官方Sqoop已经停止更新,下载转向Apache Sqoop - Apache Attic。
下载Sqoop 1,最新版是1.4.7。
tar xfvz sqoop-1.4.7.bin__hadoop-2.6.0.tar.gz
mv sqoop-1.4.7.bin__hadoop-2.6.0 /root/hadoop
修改配置文件。
cd hadoop/sqoop-1.4.7.bin__hadoop-2.6.0/conf
cp sqoop-env-template.sh sqoop-env.sh
vim sqoop-env.sh。
export HADOOP_COMMON_HOME=/root/hadoop/hadoop-2.7.7
export HADOOP_MAPRED_HOME=/root/hadoop/hadoop-2.7.7
export HIVE_HOME=/root/hacoop/apache-hive-2.3.4-bin
修改环境变量.bashrc。
SQOOP_HOME=/root/hadoop/sqoop-1.4.7.bin__hadoop-2.6.0
PATH=$PATH:$SQOOP_HOME/bin
export HIVE_CONF_DIR=$HIVE_HOME/conf
export HADOOP_CLASSPATH=$HADOOP_HOME/lib
export HADOOP_CLASSPATH=$HADOOP_CLASSPATH:$HIVE_HOME/lib/*
拷贝hive-site.xml。
cp hadoop/apache-hive-2.3.4-bin/conf/hive-site.xml hadoop/sqoop-1.4.7.bin__hadoop-2.6.0/conf
修改java 的安全策略。
cd /usr/lib/jvm/java-8-openjdk-amd64/jre/lib/security
vi java.policy,在java.policy文件里面的grant部分。
permission javax.management.MBeanTrustPermission "register";
现Sqoop下jackson包和Hive的有冲突。备份sqoop lib目录下的所有jackson jar包,将hive lib下的jackson jar包拷贝到sqoop lib目录下。

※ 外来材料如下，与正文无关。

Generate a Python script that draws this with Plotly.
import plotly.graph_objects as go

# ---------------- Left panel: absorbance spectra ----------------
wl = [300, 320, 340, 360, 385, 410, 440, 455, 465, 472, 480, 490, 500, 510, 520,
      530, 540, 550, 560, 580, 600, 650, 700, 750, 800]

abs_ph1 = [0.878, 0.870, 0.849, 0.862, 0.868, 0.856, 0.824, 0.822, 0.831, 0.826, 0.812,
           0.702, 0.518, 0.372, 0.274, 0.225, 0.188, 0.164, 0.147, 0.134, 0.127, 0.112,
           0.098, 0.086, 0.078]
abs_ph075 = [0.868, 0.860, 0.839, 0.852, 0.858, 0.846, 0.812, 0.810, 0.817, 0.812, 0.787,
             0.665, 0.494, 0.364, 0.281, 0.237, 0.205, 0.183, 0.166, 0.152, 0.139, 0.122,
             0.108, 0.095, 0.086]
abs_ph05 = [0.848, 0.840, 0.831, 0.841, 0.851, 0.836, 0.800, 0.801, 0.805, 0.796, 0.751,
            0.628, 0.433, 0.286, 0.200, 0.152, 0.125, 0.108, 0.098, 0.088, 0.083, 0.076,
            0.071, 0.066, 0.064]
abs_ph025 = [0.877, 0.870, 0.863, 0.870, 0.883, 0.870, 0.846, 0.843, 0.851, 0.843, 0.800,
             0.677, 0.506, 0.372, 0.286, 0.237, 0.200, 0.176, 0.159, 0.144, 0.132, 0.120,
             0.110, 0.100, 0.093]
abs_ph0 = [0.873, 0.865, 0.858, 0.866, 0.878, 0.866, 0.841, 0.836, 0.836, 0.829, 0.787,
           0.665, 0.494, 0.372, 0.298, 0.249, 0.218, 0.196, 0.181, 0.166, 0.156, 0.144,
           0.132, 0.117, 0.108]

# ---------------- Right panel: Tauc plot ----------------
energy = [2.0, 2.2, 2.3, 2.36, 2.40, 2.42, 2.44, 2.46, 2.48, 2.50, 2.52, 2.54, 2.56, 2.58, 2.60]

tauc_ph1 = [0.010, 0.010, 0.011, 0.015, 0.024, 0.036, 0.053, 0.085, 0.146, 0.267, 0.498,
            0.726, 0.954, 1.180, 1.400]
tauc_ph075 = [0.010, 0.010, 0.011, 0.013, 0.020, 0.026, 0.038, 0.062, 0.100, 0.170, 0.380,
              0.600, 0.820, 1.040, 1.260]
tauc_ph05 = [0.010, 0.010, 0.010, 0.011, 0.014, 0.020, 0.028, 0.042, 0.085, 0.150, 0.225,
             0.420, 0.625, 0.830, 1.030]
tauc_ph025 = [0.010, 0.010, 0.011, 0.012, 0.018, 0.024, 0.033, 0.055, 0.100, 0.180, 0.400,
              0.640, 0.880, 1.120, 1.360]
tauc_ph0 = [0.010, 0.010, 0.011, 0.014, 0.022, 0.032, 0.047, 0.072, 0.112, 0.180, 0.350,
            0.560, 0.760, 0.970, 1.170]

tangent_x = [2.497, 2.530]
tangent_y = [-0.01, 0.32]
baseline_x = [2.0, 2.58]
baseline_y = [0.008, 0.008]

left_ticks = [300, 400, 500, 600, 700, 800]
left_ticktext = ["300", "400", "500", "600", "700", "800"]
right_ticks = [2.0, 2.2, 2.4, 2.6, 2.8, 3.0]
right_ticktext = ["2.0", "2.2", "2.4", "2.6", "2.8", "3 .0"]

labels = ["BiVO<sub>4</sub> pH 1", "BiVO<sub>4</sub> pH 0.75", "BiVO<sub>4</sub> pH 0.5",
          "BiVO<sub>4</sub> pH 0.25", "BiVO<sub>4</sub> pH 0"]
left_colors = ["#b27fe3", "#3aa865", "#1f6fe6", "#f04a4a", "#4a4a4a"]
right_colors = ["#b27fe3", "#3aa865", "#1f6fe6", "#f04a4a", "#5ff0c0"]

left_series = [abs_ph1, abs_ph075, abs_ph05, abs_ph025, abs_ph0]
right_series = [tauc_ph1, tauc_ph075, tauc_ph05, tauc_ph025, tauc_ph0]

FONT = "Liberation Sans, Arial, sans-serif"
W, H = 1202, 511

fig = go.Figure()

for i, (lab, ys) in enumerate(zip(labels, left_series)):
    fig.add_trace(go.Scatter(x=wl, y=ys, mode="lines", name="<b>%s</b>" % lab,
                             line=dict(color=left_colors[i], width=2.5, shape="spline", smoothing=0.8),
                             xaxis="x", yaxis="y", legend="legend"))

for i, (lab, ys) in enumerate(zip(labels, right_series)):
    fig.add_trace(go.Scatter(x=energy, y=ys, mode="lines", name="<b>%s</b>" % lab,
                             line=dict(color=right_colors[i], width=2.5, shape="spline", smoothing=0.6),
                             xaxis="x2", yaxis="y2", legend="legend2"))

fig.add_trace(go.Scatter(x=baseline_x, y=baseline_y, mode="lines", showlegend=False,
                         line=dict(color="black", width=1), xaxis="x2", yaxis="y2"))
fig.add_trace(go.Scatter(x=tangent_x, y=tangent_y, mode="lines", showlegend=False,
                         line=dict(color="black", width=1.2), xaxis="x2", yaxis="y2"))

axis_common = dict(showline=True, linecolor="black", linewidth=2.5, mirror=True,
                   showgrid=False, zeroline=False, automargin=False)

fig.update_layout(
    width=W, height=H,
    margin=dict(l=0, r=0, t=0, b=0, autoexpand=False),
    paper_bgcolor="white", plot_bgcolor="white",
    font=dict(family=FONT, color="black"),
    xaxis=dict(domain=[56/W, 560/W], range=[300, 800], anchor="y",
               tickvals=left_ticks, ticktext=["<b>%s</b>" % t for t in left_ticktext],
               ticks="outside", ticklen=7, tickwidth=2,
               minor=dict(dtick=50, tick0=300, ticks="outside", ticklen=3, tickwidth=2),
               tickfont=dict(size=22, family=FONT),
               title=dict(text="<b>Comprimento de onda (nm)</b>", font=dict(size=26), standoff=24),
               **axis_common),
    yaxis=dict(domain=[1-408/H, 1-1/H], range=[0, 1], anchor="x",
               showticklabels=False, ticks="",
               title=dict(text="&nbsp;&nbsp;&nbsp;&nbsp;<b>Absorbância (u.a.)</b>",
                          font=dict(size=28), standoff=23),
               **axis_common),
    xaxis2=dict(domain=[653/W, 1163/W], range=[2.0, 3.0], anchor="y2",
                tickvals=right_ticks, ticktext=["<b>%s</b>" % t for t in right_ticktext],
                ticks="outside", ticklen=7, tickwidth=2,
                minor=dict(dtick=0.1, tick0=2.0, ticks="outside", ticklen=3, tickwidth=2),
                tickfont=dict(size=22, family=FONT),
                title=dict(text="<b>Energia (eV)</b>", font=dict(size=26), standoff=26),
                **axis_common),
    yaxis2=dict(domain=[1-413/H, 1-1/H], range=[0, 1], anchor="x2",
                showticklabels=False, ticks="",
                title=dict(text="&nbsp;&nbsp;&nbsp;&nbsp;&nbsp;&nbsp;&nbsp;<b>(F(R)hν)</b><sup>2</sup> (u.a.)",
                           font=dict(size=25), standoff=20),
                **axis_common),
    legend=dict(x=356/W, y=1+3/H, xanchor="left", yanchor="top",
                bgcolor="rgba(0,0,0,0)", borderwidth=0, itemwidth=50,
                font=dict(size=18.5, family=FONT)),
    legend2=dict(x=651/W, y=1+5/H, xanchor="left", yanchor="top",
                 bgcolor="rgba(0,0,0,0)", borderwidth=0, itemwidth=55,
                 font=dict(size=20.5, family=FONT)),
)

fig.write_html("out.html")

cd hadoop/sqoop-1.4.7.bin__hadoop-2.6.0/lib
mkdir jackson-backup
mv jackson*.jar jackson-backup
cp /root/hadoop/apache-hive-2.3.4-bin/lib/jackson*.jar .

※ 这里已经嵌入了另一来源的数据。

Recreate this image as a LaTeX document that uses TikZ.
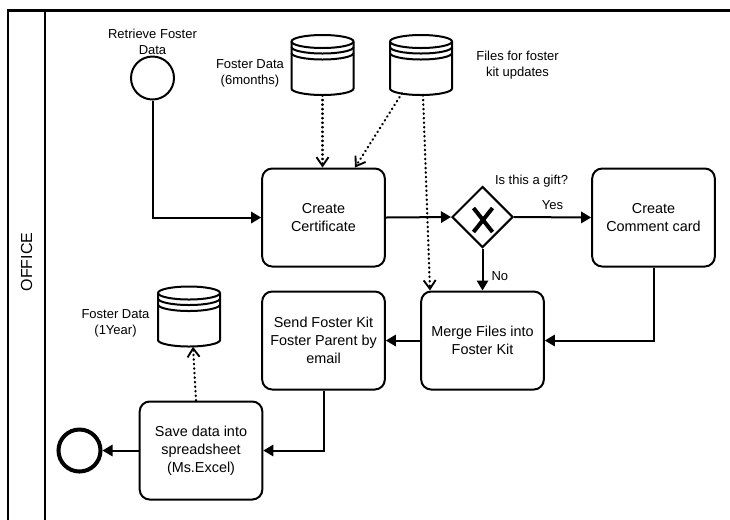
\documentclass[tikz,border=0pt]{standalone}
\usepackage{fontspec}
\setmainfont{Liberation Sans}
\usetikzlibrary{arrows.meta,shapes.geometric,calc}
\newcommand\drawstore[1]{%
  \begin{scope}[shift={(#1.center)},x=0.75pt,y=0.75pt,line width=1.5pt]
    \draw (0,23.5) ellipse[x radius=31,y radius=6.5];
    \draw (-31,18) arc[start angle=180,end angle=360,x radius=31,y radius=6.5];
    \draw (-31,12) arc[start angle=180,end angle=360,x radius=31,y radius=6.5];
    \draw (-31,23.5) -- (-31,-23.5) arc[start angle=180,end angle=360,x radius=31,y radius=6.5] -- (31,23.5);
  \end{scope}}
\begin{document}
\begin{tikzpicture}[x=0.75pt,y=-0.75pt,
  task/.style={draw,rounded corners=7.5pt,line width=1.5pt,minimum width=92pt,minimum height=73.5pt,inner sep=2pt,align=center,font=\fontsize{10.8}{13.5}\selectfont},
  lbl/.style={align=center,font=\fontsize{9.75}{12}\selectfont,inner sep=0pt},
  store/.style={minimum width=46.5pt,minimum height=45pt,inner sep=0pt},
  event/.style={circle,draw,inner sep=0pt,minimum size=32.25pt},
  flow/.style={line width=1.5pt,-{Triangle[length=7.5pt,width=8.5pt]}},
  assoc/.style={line width=1.7pt,dash pattern=on 0.4pt off 3pt,line cap=round,-{Straight Barb[length=6.5pt,width=9pt,line width=1.4pt]}},
]
\useasboundingbox (0,0) rectangle (730,519);
% pool / lane
\draw[line width=2pt] (730,10.5) -- (8,10.5) -- (8,525);
\draw[line width=1.5pt] (44.5,10.5) -- (44.5,525);
\node[rotate=90,font=\fontsize{12}{14}\selectfont] (lane) at (26.5,262) {OFFICE};

% events
\node[event,line width=1.5pt] (start) at (152.5,78) {};
\node[lbl] (startlbl) at (152.5,42) {Retrieve Foster\\Data};
\node[event,line width=3pt,minimum size=31.5pt] (end) at (79.5,450.5) {};

% data stores
\node[store] (db1) at (322.5,65) {};
\drawstore{db1}
\node[lbl] (db1lbl) at (250,73) {Foster Data\\(6months)};
\node[store] (db2) at (421,65) {};
\drawstore{db2}
\node[lbl] (db2lbl) at (517.5,65.5) {Files for foster\\kit updates};
\node[store] (db3) at (189,316.5) {};
\drawstore{db3}
\node[lbl] (db3lbl) at (115.5,323.5) {Foster Data\\(1Year)};

% tasks
\node[task] (cert) at (323.5,217.5) {Create\\Certificate};
\node[task] (comment) at (653.5,217.5) {Create\\Comment card};
\node[task] (merge) at (482.5,340.5) {Merge Files into\\Foster Kit};
\node[task] (send) at (323.5,340.5) {Send Foster Kit\\Foster Parent by\\email};
\node[task] (save) at (201,450.5) {Save data into\\spreadsheet\\(Ms.Excel)};

% gateway
\node[diamond,draw,line width=1.5pt,aspect=1,inner sep=0pt,minimum width=45.75pt,minimum height=45.75pt] (gw) at (482.5,217) {};
\draw[line width=3pt] ($(gw.center)+(-9,-9)$) -- ($(gw.center)+(10,15)$);
\draw[line width=3pt] ($(gw.center)+(10,-9)$) -- ($(gw.center)+(-9,15)$);
\node[lbl] (gwlbl) at (531.5,181.5) {Is this a gift?};

% sequence flows
\draw[flow] (start.south) |- (cert.west);
\draw[flow] (cert.east) -- (gw.west);
\draw[flow] (gw.east) -- node[lbl,above,yshift=5pt] (yes) {Yes} (comment.west);
\draw[flow] (gw.south) -- node[lbl,right,xshift=6pt,yshift=-5pt] (no) {No} (merge.north);
\draw[flow] (comment.south) |- (merge.east);
\draw[flow] (merge.west) -- (send.east);
\draw[flow] (send.south) |- (save.east);
\draw[flow] (save.west) -- (end.east);

% data associations
\draw[assoc] (db1.south) -- (db1.south |- cert.north);
\draw[assoc] ($(db2.south)+(-19,-2)$) -- ($(cert.north)+(31.5,0)$);
\draw[assoc] ($(db2.south)+(2,0)$) -- ($(merge.north)+(-52.5,0)$);
\draw[assoc] ($(save.north)+(-5,0)$) -- ($(db3.south)+(4,0)$);
\end{tikzpicture}
\end{document}
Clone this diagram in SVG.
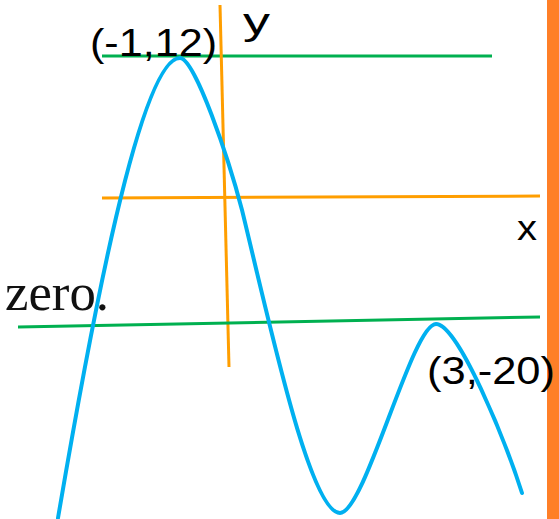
<svg xmlns="http://www.w3.org/2000/svg" width="559" height="519" viewBox="0 0 559 519">
<style>
.g{stroke:#00B050;stroke-width:3;fill:none}
.o{stroke:#FF9E00;stroke-width:3;fill:none}
.c{stroke:#00B0F0;stroke-width:4;fill:none;stroke-linecap:round}
.t{font-family:"Liberation Sans","DejaVu Sans",sans-serif;fill:#000}
.s{font-family:"Liberation Serif","DejaVu Serif",serif;fill:#111}
</style>
<rect x="0" y="0" width="559" height="519" fill="#fff"/>
<rect id="bar" x="547" y="0" width="12" height="519" fill="#FF7F27"/>
<g id="lines">
<line class="g" x1="102" y1="56" x2="492" y2="56"/>
<line class="o" x1="220" y1="5" x2="229" y2="367"/>
<line class="o" x1="102" y1="198" x2="540" y2="196"/>
<line class="g" x1="18" y1="327" x2="540" y2="317"/>
</g>
<g id="curve">
<path class="c" d="M58,518 C90,330 140,58 180,58 C195,58 229,160 242,210 C270,325 310,513 340,513 C365,513 412,324 436,324 C458,324 505,440 522,493"/>
</g>
<g id="labels">
<text class="t" x="90" y="56" font-size="39" textLength="127" lengthAdjust="spacingAndGlyphs">(-1,12)</text>
<text class="t" x="243" y="34" font-size="37" textLength="27" lengthAdjust="spacingAndGlyphs">y</text>
<text class="t" x="517" y="240" font-size="35" textLength="20" lengthAdjust="spacingAndGlyphs">x</text>
<text class="t" x="427" y="384" font-size="39" textLength="128" lengthAdjust="spacingAndGlyphs">(3,-20)</text>
<text class="s" x="5" y="310" font-size="53" textLength="104" lengthAdjust="spacingAndGlyphs">zero.</text>
</g>
</svg>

使用参考大数据开发之Sqoop详细介绍 - 知乎 (zhihu.com)。
测试Sqoop。
root@client1:~# sqoop help
Warning: /root/hadoop/sqoop-1.4.7.bin__hadoop-2.6.0/../hbase does not exist! HBase imports will fail.
Please set $HBASE_HOME to the root of your HBase installation.
Warning: /root/hadoop/sqoop-1.4.7.bin__hadoop-2.6.0/../hcatalog does not exist! HCatalog jobs will fail.
Please set $HCAT_HOME to the root of your HCatalog installation.
Warning: /root/hadoop/sqoop-1.4.7.bin__hadoop-2.6.0/../accumulo does not exist! Accumulo imports will fail.
Please set $ACCUMULO_HOME to the root of your Accumulo installation.
Warning: /root/hadoop/apache-zookeeper-2.6.3-bin does not exist! Accumulo imports will fail.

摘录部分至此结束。